--- To be done ---
Every entry needs to be reproduced exactly.

* Begin Available records *

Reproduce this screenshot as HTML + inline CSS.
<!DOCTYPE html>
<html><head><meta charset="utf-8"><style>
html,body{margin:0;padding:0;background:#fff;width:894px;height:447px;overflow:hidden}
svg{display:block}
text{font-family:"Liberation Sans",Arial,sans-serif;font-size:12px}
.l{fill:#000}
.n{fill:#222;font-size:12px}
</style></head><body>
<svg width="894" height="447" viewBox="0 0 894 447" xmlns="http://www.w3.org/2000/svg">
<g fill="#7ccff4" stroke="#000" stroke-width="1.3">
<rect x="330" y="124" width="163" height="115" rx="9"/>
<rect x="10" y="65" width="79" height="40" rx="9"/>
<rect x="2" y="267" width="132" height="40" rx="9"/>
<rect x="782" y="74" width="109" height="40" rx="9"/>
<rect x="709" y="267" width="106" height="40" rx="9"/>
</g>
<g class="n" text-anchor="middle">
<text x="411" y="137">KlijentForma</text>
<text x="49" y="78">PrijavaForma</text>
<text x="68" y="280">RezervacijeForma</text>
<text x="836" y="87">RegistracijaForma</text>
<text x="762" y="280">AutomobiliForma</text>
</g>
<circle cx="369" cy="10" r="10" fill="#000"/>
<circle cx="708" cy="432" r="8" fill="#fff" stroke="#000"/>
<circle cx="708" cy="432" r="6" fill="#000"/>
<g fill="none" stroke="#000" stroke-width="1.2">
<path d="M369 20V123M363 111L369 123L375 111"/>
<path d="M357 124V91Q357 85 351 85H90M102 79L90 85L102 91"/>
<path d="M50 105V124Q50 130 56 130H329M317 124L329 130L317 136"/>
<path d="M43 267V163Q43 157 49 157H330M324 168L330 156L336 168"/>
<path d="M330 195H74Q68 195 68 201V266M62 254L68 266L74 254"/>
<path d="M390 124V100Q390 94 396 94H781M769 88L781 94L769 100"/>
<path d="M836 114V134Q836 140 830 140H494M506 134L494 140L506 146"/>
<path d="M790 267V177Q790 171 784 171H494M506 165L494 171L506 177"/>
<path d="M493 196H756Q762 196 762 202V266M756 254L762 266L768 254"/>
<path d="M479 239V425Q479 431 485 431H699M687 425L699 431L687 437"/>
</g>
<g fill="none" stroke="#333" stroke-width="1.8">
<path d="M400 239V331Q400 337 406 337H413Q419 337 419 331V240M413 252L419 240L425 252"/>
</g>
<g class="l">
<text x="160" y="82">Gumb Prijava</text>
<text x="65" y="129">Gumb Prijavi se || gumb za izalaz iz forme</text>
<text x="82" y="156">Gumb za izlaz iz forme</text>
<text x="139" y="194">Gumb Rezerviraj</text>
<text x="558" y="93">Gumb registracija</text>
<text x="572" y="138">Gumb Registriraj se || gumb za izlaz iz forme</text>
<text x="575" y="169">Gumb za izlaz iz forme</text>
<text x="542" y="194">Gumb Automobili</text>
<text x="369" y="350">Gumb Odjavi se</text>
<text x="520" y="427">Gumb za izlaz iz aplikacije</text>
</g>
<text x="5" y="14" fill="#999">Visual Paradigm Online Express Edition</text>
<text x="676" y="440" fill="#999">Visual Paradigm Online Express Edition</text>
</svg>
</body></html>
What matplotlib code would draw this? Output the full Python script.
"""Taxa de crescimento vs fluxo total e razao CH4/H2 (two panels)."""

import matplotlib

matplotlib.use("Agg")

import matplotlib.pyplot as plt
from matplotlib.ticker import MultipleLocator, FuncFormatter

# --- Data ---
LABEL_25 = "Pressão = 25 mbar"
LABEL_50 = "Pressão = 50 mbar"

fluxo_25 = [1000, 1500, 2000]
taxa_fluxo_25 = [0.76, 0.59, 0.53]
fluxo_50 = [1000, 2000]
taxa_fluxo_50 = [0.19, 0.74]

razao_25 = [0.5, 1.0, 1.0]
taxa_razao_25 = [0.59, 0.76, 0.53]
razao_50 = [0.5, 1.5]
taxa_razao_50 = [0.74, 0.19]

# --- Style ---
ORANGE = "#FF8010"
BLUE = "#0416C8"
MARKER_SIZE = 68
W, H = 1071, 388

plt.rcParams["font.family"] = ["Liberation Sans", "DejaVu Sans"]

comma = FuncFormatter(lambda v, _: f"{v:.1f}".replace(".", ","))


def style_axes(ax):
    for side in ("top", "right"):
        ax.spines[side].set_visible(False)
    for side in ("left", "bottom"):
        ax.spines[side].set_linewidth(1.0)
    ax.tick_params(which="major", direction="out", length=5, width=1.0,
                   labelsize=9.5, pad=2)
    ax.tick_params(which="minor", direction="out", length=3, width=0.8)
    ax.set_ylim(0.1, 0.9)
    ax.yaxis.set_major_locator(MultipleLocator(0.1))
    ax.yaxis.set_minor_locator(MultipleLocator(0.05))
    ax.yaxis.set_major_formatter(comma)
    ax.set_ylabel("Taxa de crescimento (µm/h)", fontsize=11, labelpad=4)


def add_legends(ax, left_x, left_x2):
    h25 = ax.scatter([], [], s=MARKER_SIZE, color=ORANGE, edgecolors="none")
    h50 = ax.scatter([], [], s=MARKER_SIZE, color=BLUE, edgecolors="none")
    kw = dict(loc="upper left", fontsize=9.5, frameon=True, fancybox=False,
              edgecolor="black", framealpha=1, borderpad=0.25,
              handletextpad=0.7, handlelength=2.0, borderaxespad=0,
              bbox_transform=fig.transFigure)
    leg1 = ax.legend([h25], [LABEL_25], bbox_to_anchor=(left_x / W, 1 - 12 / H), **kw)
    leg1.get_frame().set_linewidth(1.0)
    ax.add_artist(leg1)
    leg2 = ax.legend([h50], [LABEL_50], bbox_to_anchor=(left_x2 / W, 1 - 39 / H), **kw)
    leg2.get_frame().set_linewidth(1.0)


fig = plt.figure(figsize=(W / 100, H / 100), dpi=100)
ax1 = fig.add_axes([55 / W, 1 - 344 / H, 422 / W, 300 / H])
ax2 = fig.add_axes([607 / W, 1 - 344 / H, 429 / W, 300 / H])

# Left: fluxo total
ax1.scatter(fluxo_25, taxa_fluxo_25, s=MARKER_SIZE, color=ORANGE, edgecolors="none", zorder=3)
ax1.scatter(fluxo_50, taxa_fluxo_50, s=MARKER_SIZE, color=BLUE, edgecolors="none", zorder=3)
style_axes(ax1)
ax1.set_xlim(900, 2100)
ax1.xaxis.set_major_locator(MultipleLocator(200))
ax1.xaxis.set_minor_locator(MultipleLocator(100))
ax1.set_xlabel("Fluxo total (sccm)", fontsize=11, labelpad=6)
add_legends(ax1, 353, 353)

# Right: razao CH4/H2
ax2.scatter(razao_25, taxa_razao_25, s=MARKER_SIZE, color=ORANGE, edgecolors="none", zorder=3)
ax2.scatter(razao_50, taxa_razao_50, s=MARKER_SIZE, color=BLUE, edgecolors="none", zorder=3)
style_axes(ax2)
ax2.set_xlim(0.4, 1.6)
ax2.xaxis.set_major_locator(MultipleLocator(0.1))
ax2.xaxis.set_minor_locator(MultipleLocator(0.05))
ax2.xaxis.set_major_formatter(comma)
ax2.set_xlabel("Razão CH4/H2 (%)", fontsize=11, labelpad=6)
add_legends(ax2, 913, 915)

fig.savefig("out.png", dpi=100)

* End Available records *

--- Reply to the exercise ---
Reproduce this screenshot as HTML + inline CSS.
<!DOCTYPE html>
<html><head><meta charset="utf-8"><style>
html,body{margin:0;padding:0;background:#fff;width:894px;height:447px;overflow:hidden}
svg{display:block}
text{font-family:"Liberation Sans",Arial,sans-serif;font-size:12px}
.l{fill:#000}
.n{fill:#222;font-size:12px}
</style></head><body>
<svg width="894" height="447" viewBox="0 0 894 447" xmlns="http://www.w3.org/2000/svg">
<g fill="#7ccff4" stroke="#000" stroke-width="1.3">
<rect x="330" y="124" width="163" height="115" rx="9"/>
<rect x="10" y="65" width="79" height="40" rx="9"/>
<rect x="2" y="267" width="132" height="40" rx="9"/>
<rect x="782" y="74" width="109" height="40" rx="9"/>
<rect x="709" y="267" width="106" height="40" rx="9"/>
</g>
<g class="n" text-anchor="middle">
<text x="411" y="137">KlijentForma</text>
<text x="49" y="78">PrijavaForma</text>
<text x="68" y="280">RezervacijeForma</text>
<text x="836" y="87">RegistracijaForma</text>
<text x="762" y="280">AutomobiliForma</text>
</g>
<circle cx="369" cy="10" r="10" fill="#000"/>
<circle cx="708" cy="432" r="8" fill="#fff" stroke="#000"/>
<circle cx="708" cy="432" r="6" fill="#000"/>
<g fill="none" stroke="#000" stroke-width="1.2">
<path d="M369 20V123M363 111L369 123L375 111"/>
<path d="M357 124V91Q357 85 351 85H90M102 79L90 85L102 91"/>
<path d="M50 105V124Q50 130 56 130H329M317 124L329 130L317 136"/>
<path d="M43 267V163Q43 157 49 157H330M324 168L330 156L336 168"/>
<path d="M330 195H74Q68 195 68 201V266M62 254L68 266L74 254"/>
<path d="M390 124V100Q390 94 396 94H781M769 88L781 94L769 100"/>
<path d="M836 114V134Q836 140 830 140H494M506 134L494 140L506 146"/>
<path d="M790 267V177Q790 171 784 171H494M506 165L494 171L506 177"/>
<path d="M493 196H756Q762 196 762 202V266M756 254L762 266L768 254"/>
<path d="M479 239V425Q479 431 485 431H699M687 425L699 431L687 437"/>
</g>
<g fill="none" stroke="#333" stroke-width="1.8">
<path d="M400 239V331Q400 337 406 337H413Q419 337 419 331V240M413 252L419 240L425 252"/>
</g>
<g class="l">
<text x="160" y="82">Gumb Prijava</text>
<text x="65" y="129">Gumb Prijavi se || gumb za izalaz iz forme</text>
<text x="82" y="156">Gumb za izlaz iz forme</text>
<text x="139" y="194">Gumb Rezerviraj</text>
<text x="558" y="93">Gumb registracija</text>
<text x="572" y="138">Gumb Registriraj se || gumb za izlaz iz forme</text>
<text x="575" y="169">Gumb za izlaz iz forme</text>
<text x="542" y="194">Gumb Automobili</text>
<text x="369" y="350">Gumb Odjavi se</text>
<text x="520" y="427">Gumb za izlaz iz aplikacije</text>
</g>
<text x="5" y="14" fill="#999">Visual Paradigm Online Express Edition</text>
<text x="676" y="440" fill="#999">Visual Paradigm Online Express Edition</text>
</svg>
</body></html>
What matplotlib code would draw this? Output the full Python script.
"""Taxa de crescimento vs fluxo total e razao CH4/H2 (two panels)."""

import matplotlib

matplotlib.use("Agg")

import matplotlib.pyplot as plt
from matplotlib.ticker import MultipleLocator, FuncFormatter

# --- Data ---
LABEL_25 = "Pressão = 25 mbar"
LABEL_50 = "Pressão = 50 mbar"

fluxo_25 = [1000, 1500, 2000]
taxa_fluxo_25 = [0.76, 0.59, 0.53]
fluxo_50 = [1000, 2000]
taxa_fluxo_50 = [0.19, 0.74]

razao_25 = [0.5, 1.0, 1.0]
taxa_razao_25 = [0.59, 0.76, 0.53]
razao_50 = [0.5, 1.5]
taxa_razao_50 = [0.74, 0.19]

# --- Style ---
ORANGE = "#FF8010"
BLUE = "#0416C8"
MARKER_SIZE = 68
W, H = 1071, 388

plt.rcParams["font.family"] = ["Liberation Sans", "DejaVu Sans"]

comma = FuncFormatter(lambda v, _: f"{v:.1f}".replace(".", ","))


def style_axes(ax):
    for side in ("top", "right"):
        ax.spines[side].set_visible(False)
    for side in ("left", "bottom"):
        ax.spines[side].set_linewidth(1.0)
    ax.tick_params(which="major", direction="out", length=5, width=1.0,
                   labelsize=9.5, pad=2)
    ax.tick_params(which="minor", direction="out", length=3, width=0.8)
    ax.set_ylim(0.1, 0.9)
    ax.yaxis.set_major_locator(MultipleLocator(0.1))
    ax.yaxis.set_minor_locator(MultipleLocator(0.05))
    ax.yaxis.set_major_formatter(comma)
    ax.set_ylabel("Taxa de crescimento (µm/h)", fontsize=11, labelpad=4)


def add_legends(ax, left_x, left_x2):
    h25 = ax.scatter([], [], s=MARKER_SIZE, color=ORANGE, edgecolors="none")
    h50 = ax.scatter([], [], s=MARKER_SIZE, color=BLUE, edgecolors="none")
    kw = dict(loc="upper left", fontsize=9.5, frameon=True, fancybox=False,
              edgecolor="black", framealpha=1, borderpad=0.25,
              handletextpad=0.7, handlelength=2.0, borderaxespad=0,
              bbox_transform=fig.transFigure)
    leg1 = ax.legend([h25], [LABEL_25], bbox_to_anchor=(left_x / W, 1 - 12 / H), **kw)
    leg1.get_frame().set_linewidth(1.0)
    ax.add_artist(leg1)
    leg2 = ax.legend([h50], [LABEL_50], bbox_to_anchor=(left_x2 / W, 1 - 39 / H), **kw)
    leg2.get_frame().set_linewidth(1.0)


fig = plt.figure(figsize=(W / 100, H / 100), dpi=100)
ax1 = fig.add_axes([55 / W, 1 - 344 / H, 422 / W, 300 / H])
ax2 = fig.add_axes([607 / W, 1 - 344 / H, 429 / W, 300 / H])

# Left: fluxo total
ax1.scatter(fluxo_25, taxa_fluxo_25, s=MARKER_SIZE, color=ORANGE, edgecolors="none", zorder=3)
ax1.scatter(fluxo_50, taxa_fluxo_50, s=MARKER_SIZE, color=BLUE, edgecolors="none", zorder=3)
style_axes(ax1)
ax1.set_xlim(900, 2100)
ax1.xaxis.set_major_locator(MultipleLocator(200))
ax1.xaxis.set_minor_locator(MultipleLocator(100))
ax1.set_xlabel("Fluxo total (sccm)", fontsize=11, labelpad=6)
add_legends(ax1, 353, 353)

# Right: razao CH4/H2
ax2.scatter(razao_25, taxa_razao_25, s=MARKER_SIZE, color=ORANGE, edgecolors="none", zorder=3)
ax2.scatter(razao_50, taxa_razao_50, s=MARKER_SIZE, color=BLUE, edgecolors="none", zorder=3)
style_axes(ax2)
ax2.set_xlim(0.4, 1.6)
ax2.xaxis.set_major_locator(MultipleLocator(0.1))
ax2.xaxis.set_minor_locator(MultipleLocator(0.05))
ax2.xaxis.set_major_formatter(comma)
ax2.set_xlabel("Razão CH4/H2 (%)", fontsize=11, labelpad=6)
add_legends(ax2, 913, 915)

fig.savefig("out.png", dpi=100)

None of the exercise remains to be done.